THE BOTTOM LINE: AMERICA SHRANK TERRITORIALLY by a small amount.
I am fully aware that the Panama Canal Zone acquisition was never associated with the Spanish American War specifically. However, generally, the two are grouped together roughly as part of America's colonial period.
"Colonial" means more temporary than permanent "acquisitions".
Just why Colonialists are so temporary really ought to be discussed.
Well, here are the names of the last three "expansionist" presidents - Abraham Lincoln's transitional government to Andrew Johnson, Mckinley, and Eisenhower. Andrew Johnson as an extension of Lincoln's administration, acquired Alaska territory through his Sec. of State, Seward; McKinley acquired the Republic of Hawaii, but the Republic of Hawaii committed Hari Kari voluntarily, and demoted itself to mere territory before being annexed by the U.S., and Eisenhower was president when both of those territories chose to become states.
Note that Hawaii went through at least 2 periods after the overthrow of the Queen when there was no democracy on the islands. Between 1897 and 1900, and then during much of WWII, there was no territorial legislature, even.
The Republic of Hawaii committed Hari Kari in 1897 or so, but Hawaii was not annexed until 1898. This process of republic suicide, followed by territorial annexation, is not mentioned in the U.S. Constitution that I know of.

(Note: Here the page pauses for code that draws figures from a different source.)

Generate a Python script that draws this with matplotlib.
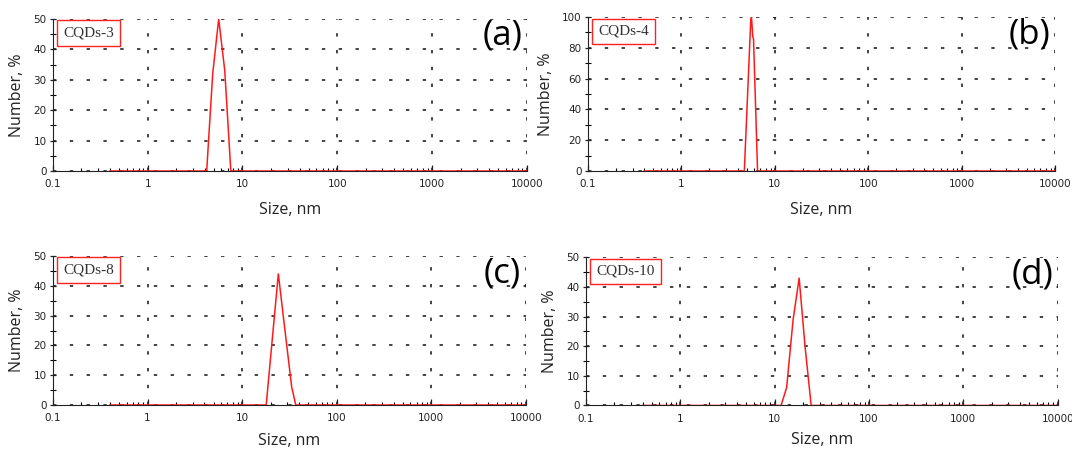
import numpy as np
import matplotlib
matplotlib.use('Agg')
import matplotlib.pyplot as plt
from matplotlib.ticker import FixedLocator, FixedFormatter, MultipleLocator

# DLS number distributions
size_a = [0.4, 4.19, 4.85, 5.61, 6.50, 7.53, 10000]
number_a = [0, 0, 32, 50, 33, 0, 0]

size_b = [0.4, 4.72, 5.53, 5.63, 5.82, 5.92, 6.54, 10000]
number_b = [0, 0, 98, 100, 87, 86, 0, 0]

size_c = [0.4, 18.0, 21.0, 24.2, 28.2, 33.5, 37.0, 10000]
number_c = [0, 0, 23, 44, 26, 6, 0, 0]

size_d = [0.4, 11.7, 13.4, 15.7, 18.2, 21.0, 24.4, 10000]
number_d = [0, 0, 6, 29, 43, 20, 0, 0]

samples = ['CQDs-3', 'CQDs-4', 'CQDs-8', 'CQDs-10']
letters = ['(a)', '(b)', '(c)', '(d)']
ymax = [50, 100, 50, 50]
x_ticks = [0.1, 1, 10, 100, 1000, 10000]
x_labels = ['0.1', '1', '10', '100', '1000', '10000']

panels = [(size_a, number_a), (size_b, number_b), (size_c, number_c), (size_d, number_d)]
# axes boxes in figure fractions [left, bottom, width, height]
boxes = [[0.0494, 0.620, 0.4420, 0.338],
         [0.5485, 0.620, 0.4356, 0.342],
         [0.0494, 0.100, 0.4410, 0.331],
         [0.5466, 0.0990, 0.4400, 0.329]]
xpad = [9, 9, 7, 6]

fig = plt.figure(figsize=(10.72, 4.5), dpi=100)
dots = (0, (2.2, 8.8))

for i in range(4):
    ax = fig.add_axes(boxes[i])
    x, y = panels[i]
    ax.plot(x, y, color='#ff1a1a', lw=1.1, zorder=3)
    ax.set_xscale('log')
    ax.set_xlim(0.1, 10000)
    ax.set_ylim(0, ymax[i])

    ax.xaxis.set_major_locator(FixedLocator(x_ticks))
    ax.xaxis.set_major_formatter(FixedFormatter(x_labels))
    ax.xaxis.set_minor_locator(FixedLocator([m * d for d in [0.1, 1, 10, 100, 1000] for m in range(2, 10)]))
    ax.yaxis.set_major_locator(MultipleLocator(ymax[i] / 5))
    ax.yaxis.set_minor_locator(MultipleLocator(ymax[i] / 10))

    ax.tick_params(axis='x', which='major', direction='in', length=4, width=0.9, labelsize=7.5, pad=6, colors='#222222')
    ax.tick_params(axis='x', which='minor', direction='in', length=2.5, width=0.8)
    ax.tick_params(axis='y', which='major', direction='inout', length=5, width=0.9, labelsize=7.5, pad=2, colors='#222222')
    ax.tick_params(axis='y', which='minor', direction='inout', length=4, width=0.8)

    ax.spines['top'].set_visible(False)
    ax.spines['right'].set_visible(False)
    ax.spines['left'].set_color('#222222')
    ax.spines['bottom'].set_color('#222222')
    ax.grid(True, which='major', color='#111111', linestyle=dots, linewidth=1.1)
    ax.set_axisbelow(True)
    ax.patch.set_alpha(0)

    ax.set_xlabel('Size, nm', fontsize=11.5, family='Open Sans', color='#222222', labelpad=xpad[i])
    ax.set_ylabel('Number, %', fontsize=11.5, family='Open Sans', color='#222222', labelpad=6)

    ax.text(0.022, 0.95, samples[i], transform=ax.transAxes, ha='left', va='top',
            fontsize=11, family='Liberation Serif', color='#333333',
            bbox=dict(boxstyle='square,pad=0.4', facecolor='white', edgecolor='#ff2020', linewidth=1.0))
    ax.text(0.99, 1.0, letters[i], transform=ax.transAxes, ha='right', va='top',
            fontsize=25, family='Open Sans', color='black')

fig.savefig('out.png', dpi=100)
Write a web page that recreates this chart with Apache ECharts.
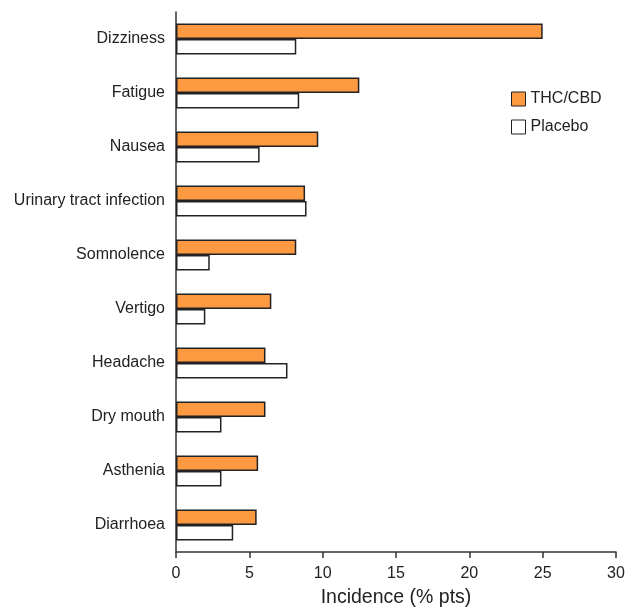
<!DOCTYPE html>
<html>
<head>
<meta charset="utf-8">
<script src="https://cdn.jsdelivr.net/npm/echarts@6/dist/echarts.min.js"></script>
<style>
  html, body { margin: 0; padding: 0; background: #fff; }
  #chart { width: 628px; height: 608px; }
</style>
</head>
<body>
<div id="chart"></div>
<script>
const categories = [
  "Dizziness", "Fatigue", "Nausea", "Urinary tract infection", "Somnolence",
  "Vertigo", "Headache", "Dry mouth", "Asthenia", "Diarrhoea"
];
const thcCbd = [25.0, 12.5, 9.7, 8.8, 8.2, 6.5, 6.1, 6.1, 5.6, 5.5];
const placebo = [8.2, 8.4, 5.7, 8.9, 2.3, 2.0, 7.6, 3.1, 3.1, 3.9];
const xTicks = [0, 5, 10, 15, 20, 25, 30];

const chart = echarts.init(document.getElementById("chart"));
const font = "Liberation Sans, Arial, sans-serif";

chart.setOption({
  animation: false,
  textStyle: { fontFamily: font },
  grid: { left: 176, right: 12, top: 12, bottom: 56, containLabel: false, outerBoundsMode: "none" },
  legend: {
    orient: "vertical",
    left: 506,
    top: 86,
    itemWidth: 14,
    itemHeight: 14,
    itemGap: 12,
    icon: "rect",
    itemStyle: { borderWidth: 1 },
    textStyle: { fontSize: 16, color: "#222", fontFamily: font },
    data: ["THC/CBD", "Placebo"]
  },
  xAxis: {
    type: "value",
    min: xTicks[0],
    max: xTicks[xTicks.length - 1],
    interval: 5,
    name: "Incidence (% pts)",
    nameLocation: "middle",
    nameGap: 36,
    nameTextStyle: { fontSize: 19.5, color: "#222" },
    axisLine: { show: true, lineStyle: { color: "#333", width: 1.5 } },
    axisTick: { show: true, length: 6, lineStyle: { color: "#333", width: 1.5 } },
    axisLabel: { fontSize: 16, color: "#222", margin: 14 },
    splitLine: { show: false }
  },
  yAxis: {
    type: "category",
    inverse: true,
    data: categories,
    axisLine: { show: true, lineStyle: { color: "#333", width: 1.5 } },
    axisTick: { show: false },
    axisLabel: { fontSize: 16, color: "#222", margin: 11 }
  },
  series: [
    {
      name: "THC/CBD",
      type: "bar",
      data: thcCbd,
      barWidth: 15.5,
      barGap: "0%",
      itemStyle: { color: "#fd9940", borderColor: "#222", borderWidth: 1.5 }
    },
    {
      name: "Placebo",
      type: "bar",
      data: placebo,
      barWidth: 15.5,
      barGap: "0%",
      itemStyle: { color: "#fff", borderColor: "#222", borderWidth: 1.5 }
    }
  ]
});
</script>
</body>
</html>
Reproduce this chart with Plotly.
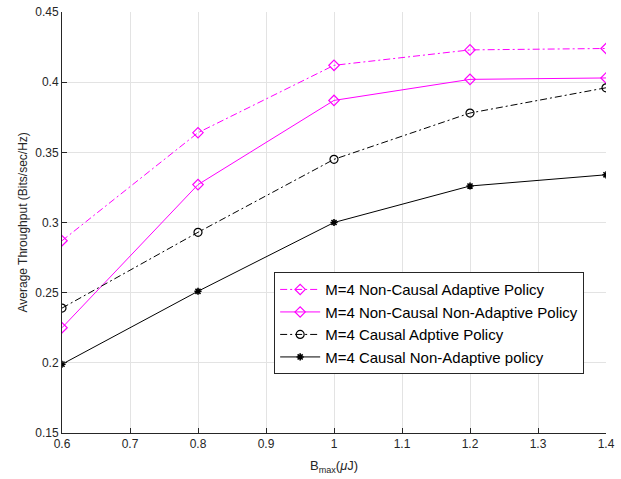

Number 50 was a republic suicide! This creates a stigma, I think. We have to get over this for future expansion to occur again, probably.
If you doubt that the Republic of Hawaii ever existed, note that most countries in the world immediately recognized it officially after it was formed. They had to cancel that recognition after the Republic of Hawaii killed itself. Later, it was absorbed as mere real estate by U.S., not as a normal Republic such as virtually all the other 49 who never had any interruption in Republican (legislative power) activities if any had ever existed there.
In other words, the territorial legislatures were all continuously operative until Statehood, without any gaps, unlike in Hawaii, which had numerous gaps on democracy.
Only in Hawaii have there been gaps, so far.
I never noticed, "constitutionally", until late April 2011 that Hawaii entered the U.S. in such a strange way. I knew it already historically, but I never thought it was odd until recently. No one ever pointed that out.
Since the Articles of Confederation were not ratified until 1781, the period 1775-1781 was a time of 14 quite separate but closely associated republics, fighting King George III, who lost. To state that they were closely unified in some manner at this early point is so absurd, it is a ridiculous theory. However, they were associated closely enough to persuade England and most other countries to recognize their legitimacy as a unified group, if not as individual countries. But their individuality is what led them to join more closely with the new constitution later in 1787.
Even today in 2011, these 14 original states, (13 plus Vermont) are so extremely different from each other, it's sometimes hard to imagine them being unified now.
Actually, the Korean and Vietnam wars could be considered both final parts of WWII, if you study both of them, and why we were there. We lost 1/2 of the Korean part of WWII, and all of the Vietnam part of WWII, in a sense. N. Vietnam used former Imperial Japanese military advisors. Did N. Korea also?
The Republic of Panama, today, also has no military, just like Costa Rica.
End of article about Ronald Reagan's campaign promise and personal obsession with expanding the USA permanently by acquiring the Panama Canal Zone as a new state of the United States.